What are the lines from the one with "Convert this chart to matplotlib code." through the one with "color='#ED7D31', linewidth=1.3, zorder=3)", inclusive? Output them exactly, and leave out the pictures.

- EXTRACTED RECORDS -
— Begin —

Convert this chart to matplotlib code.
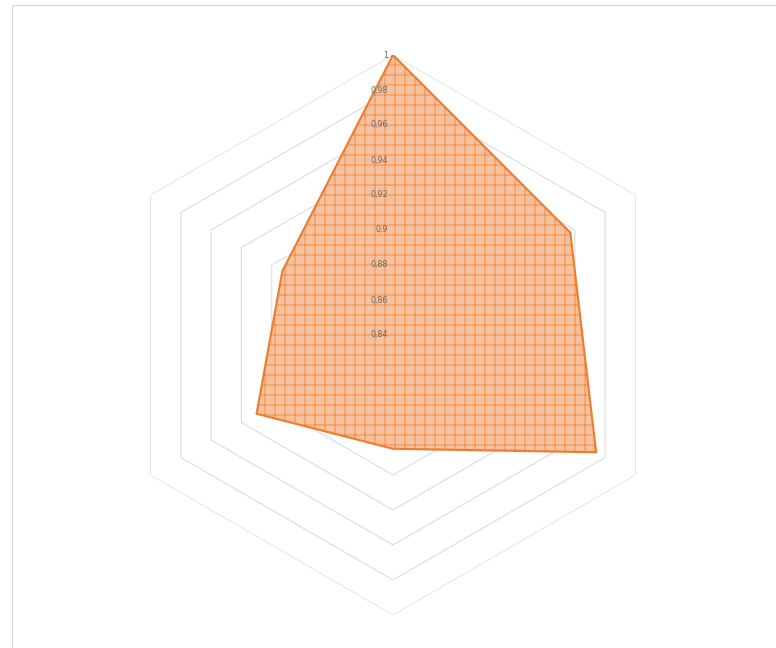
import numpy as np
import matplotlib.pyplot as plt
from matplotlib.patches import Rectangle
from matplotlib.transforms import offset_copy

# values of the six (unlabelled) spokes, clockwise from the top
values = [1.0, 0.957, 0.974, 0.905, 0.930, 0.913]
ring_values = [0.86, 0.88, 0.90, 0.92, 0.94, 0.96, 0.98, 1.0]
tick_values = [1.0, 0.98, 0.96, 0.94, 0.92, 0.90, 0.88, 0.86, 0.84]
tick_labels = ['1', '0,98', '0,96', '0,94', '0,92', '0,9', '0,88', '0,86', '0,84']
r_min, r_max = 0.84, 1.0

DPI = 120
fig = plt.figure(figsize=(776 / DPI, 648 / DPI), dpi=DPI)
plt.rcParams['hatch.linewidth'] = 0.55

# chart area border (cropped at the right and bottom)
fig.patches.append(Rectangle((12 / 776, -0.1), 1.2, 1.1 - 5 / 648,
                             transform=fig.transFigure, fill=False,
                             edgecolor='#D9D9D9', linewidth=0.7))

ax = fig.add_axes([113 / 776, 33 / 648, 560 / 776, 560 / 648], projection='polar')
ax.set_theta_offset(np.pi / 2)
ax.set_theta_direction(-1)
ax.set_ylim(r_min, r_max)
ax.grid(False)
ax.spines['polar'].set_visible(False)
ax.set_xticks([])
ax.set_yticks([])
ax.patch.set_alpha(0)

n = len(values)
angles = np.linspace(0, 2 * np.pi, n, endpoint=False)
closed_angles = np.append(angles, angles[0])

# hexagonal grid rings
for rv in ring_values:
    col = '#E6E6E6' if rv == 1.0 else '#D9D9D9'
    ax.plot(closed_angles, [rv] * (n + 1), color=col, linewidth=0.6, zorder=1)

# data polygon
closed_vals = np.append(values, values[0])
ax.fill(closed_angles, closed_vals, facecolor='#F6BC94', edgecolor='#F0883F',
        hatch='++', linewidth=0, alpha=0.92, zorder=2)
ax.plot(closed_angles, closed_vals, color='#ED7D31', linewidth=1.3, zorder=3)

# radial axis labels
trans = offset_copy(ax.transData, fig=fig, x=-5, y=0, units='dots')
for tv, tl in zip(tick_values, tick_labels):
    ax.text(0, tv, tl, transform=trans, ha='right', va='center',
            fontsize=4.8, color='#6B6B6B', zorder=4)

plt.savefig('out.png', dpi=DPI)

— End —
— Begin —

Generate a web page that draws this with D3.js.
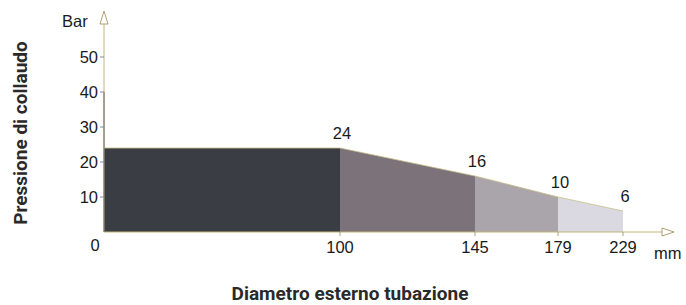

— End —

- FINAL RESULT -
Convert this chart to matplotlib code.
import numpy as np
import matplotlib.pyplot as plt
from matplotlib.patches import Rectangle
from matplotlib.transforms import offset_copy

# values of the six (unlabelled) spokes, clockwise from the top
values = [1.0, 0.957, 0.974, 0.905, 0.930, 0.913]
ring_values = [0.86, 0.88, 0.90, 0.92, 0.94, 0.96, 0.98, 1.0]
tick_values = [1.0, 0.98, 0.96, 0.94, 0.92, 0.90, 0.88, 0.86, 0.84]
tick_labels = ['1', '0,98', '0,96', '0,94', '0,92', '0,9', '0,88', '0,86', '0,84']
r_min, r_max = 0.84, 1.0

DPI = 120
fig = plt.figure(figsize=(776 / DPI, 648 / DPI), dpi=DPI)
plt.rcParams['hatch.linewidth'] = 0.55

# chart area border (cropped at the right and bottom)
fig.patches.append(Rectangle((12 / 776, -0.1), 1.2, 1.1 - 5 / 648,
                             transform=fig.transFigure, fill=False,
                             edgecolor='#D9D9D9', linewidth=0.7))

ax = fig.add_axes([113 / 776, 33 / 648, 560 / 776, 560 / 648], projection='polar')
ax.set_theta_offset(np.pi / 2)
ax.set_theta_direction(-1)
ax.set_ylim(r_min, r_max)
ax.grid(False)
ax.spines['polar'].set_visible(False)
ax.set_xticks([])
ax.set_yticks([])
ax.patch.set_alpha(0)

n = len(values)
angles = np.linspace(0, 2 * np.pi, n, endpoint=False)
closed_angles = np.append(angles, angles[0])

# hexagonal grid rings
for rv in ring_values:
    col = '#E6E6E6' if rv == 1.0 else '#D9D9D9'
    ax.plot(closed_angles, [rv] * (n + 1), color=col, linewidth=0.6, zorder=1)

# data polygon
closed_vals = np.append(values, values[0])
ax.fill(closed_angles, closed_vals, facecolor='#F6BC94', edgecolor='#F0883F',
        hatch='++', linewidth=0, alpha=0.92, zorder=2)
ax.plot(closed_angles, closed_vals, color='#ED7D31', linewidth=1.3, zorder=3)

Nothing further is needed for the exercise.